How We Avoid Risk
Let’s consider the damaging things we humans do for “safety” and to avoid the pain of surprise. Of course these “efforts” are not conscious or thought out, but natural and automatic.
Avoiding Interpersonal Interaction
Avoidance mechanisms bear the stamp of the age at which they were “invented.” As our minds grow more complex, more conscious and more sophisticated, our solutions to the problem of avoiding pain evolve. The earliest are the nonverbal patterns learned between the ages of six months and two years that are referred to as attachment styles. Because they become ingrained so early, they tend to remain in place and can last a lifetime. They may even color the way we relate to our own children and the patterns they develop. Perhaps the simplest way to keep from being hurt in a relationship is learning to act as if we have no needs. The “avoidant” attachment style does just this.

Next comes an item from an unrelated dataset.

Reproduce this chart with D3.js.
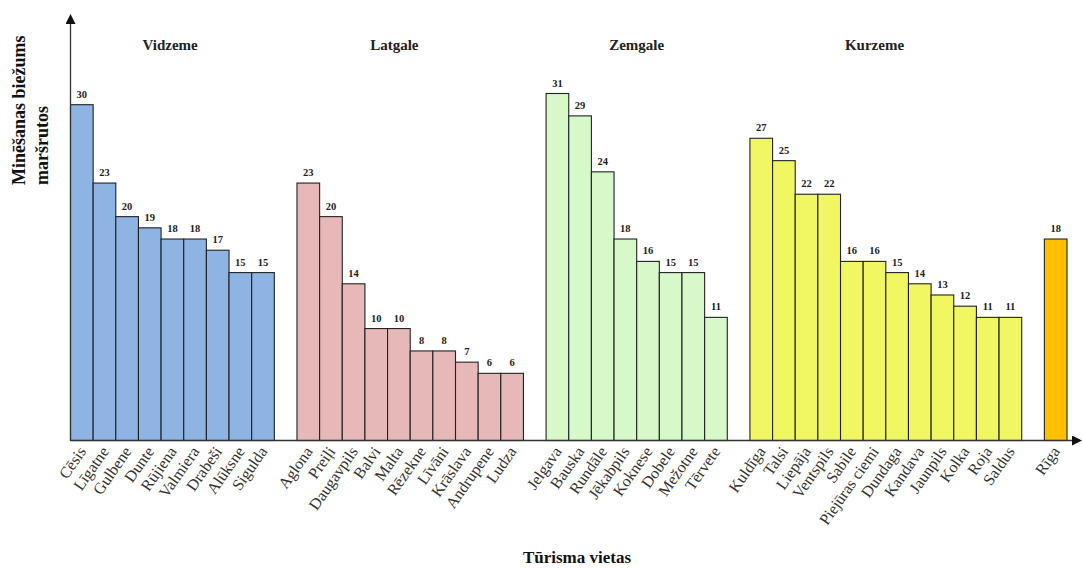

Developing later, more complex versions involve withdrawal as soon as there is a feeling of closeness or when we begin to feel stirrings of need or dependency. As in the example of the boy who was successful in business, these moves are aimed not only to avoid coming close enough to be hurt, but also to control our own longings lest they draw us into vulnerability.
The result of these measures is to deprive us of the human contact we most need. Deprivation only heightens our needs, making for intense inner conflict with part of us wanting closeness and another part pushing it away.
This combination of stored up need and inability to receive is common. One of the solutions is to seek substitutes. Here are some of the things humans seek: food, drugs, admirers, possessions, “gifts” (shoplifting, gambling), prescriptions, surgery, and powerful sensations like cutting and vomiting. I’m sure I have left many out. Dallin H. Oaks put it very well: “You can never get enough of what you don’t need, because what you don’t need won’t satisfy you.”
In a further twist on the seeking of substitutes, Anorexia Nervosa (at the risk of oversimplifying) embodies the triumph of control over neediness, played out metaphorically in the realm of food. Thinness represents a victory against appetite so it can’t betray one into vulnerability.
Another major strategy to reduce risk is trying to take the uncertainty out of human relationships. People are fallible, so it is tempting to try to get proof of their trustworthiness. This is what drives lovers to check each other’s cell phones or demand access to private information. Unfortunately, the more we seek proof, the less we trust. What? Well, trust is a conviction that the other person is trustworthy. It is a kind of faith. From our first taking a chance, it grows only through taking risks and learning from experience that our trust is well placed. When we try to gain certainty by testing, faith is lost and we grow less willing to take risks or believe that the other person is really on our side.
There are many ways to test the other person besides checking their phone. We can do what engineers call “destructive testing.” Say you wanted to make a machine part as light as possible but just strong enough. You could carve away material, making the part thinner and at each step and testing to see if it breaks under load. When it finally does break, you can be confident that one step less was the right one. In human relations, we sometimes test this way, to see, for example, if the other person will still love us. We inflict pain on the other person to see if he or she will still love us in spite of our hurtful behavior. Unfortunately, each time the other person passes the test, we wonder if the test was rigorous enough. So the next time, we push further. Inevitably, sooner or later, the other person will “fail” the test by becoming angry or expressing dismay. Ah Hah! Now we have proof that they are definitely untrustworthy.
Manipulation to avoid trust
Do you know anyone you would describe as “manipulative?” This can be yet another way to avoid the risk of trusting. My definition of manipulation is “bypassing the other person’s free will.” The healthy way to get our needs met is usually to honor the other person’s separateness by asking. When we ask or invite, we are overtly acknowledging the other person’s free choice to say yes or no. But that involves emotional risk. To avoid the risk, there are many ways to manipulate, giving the other person no option but to do what we want. When dealing with people we have no reason to trust, this may be a good strategy, but in intimate relationships, it is a very costly way to avoid trust. No one likes to be mistrusted or to have their free will bypassed.
In fact, people who habitually manipulate may end up with a skewed group of friends. People who make a point of being trustworthy are especially hurt by being mistrusted. On the other hand, those who are untrustworthy or who don’t expect to be trusted are not so troubled. You can guess which ones eventually distance from a person who avoids trusting. Understandably, manipulation carries a very negative connotation, but when people use it often, what it really means is that they are terribly afraid of being hurt, originally, no doubt, for good reason.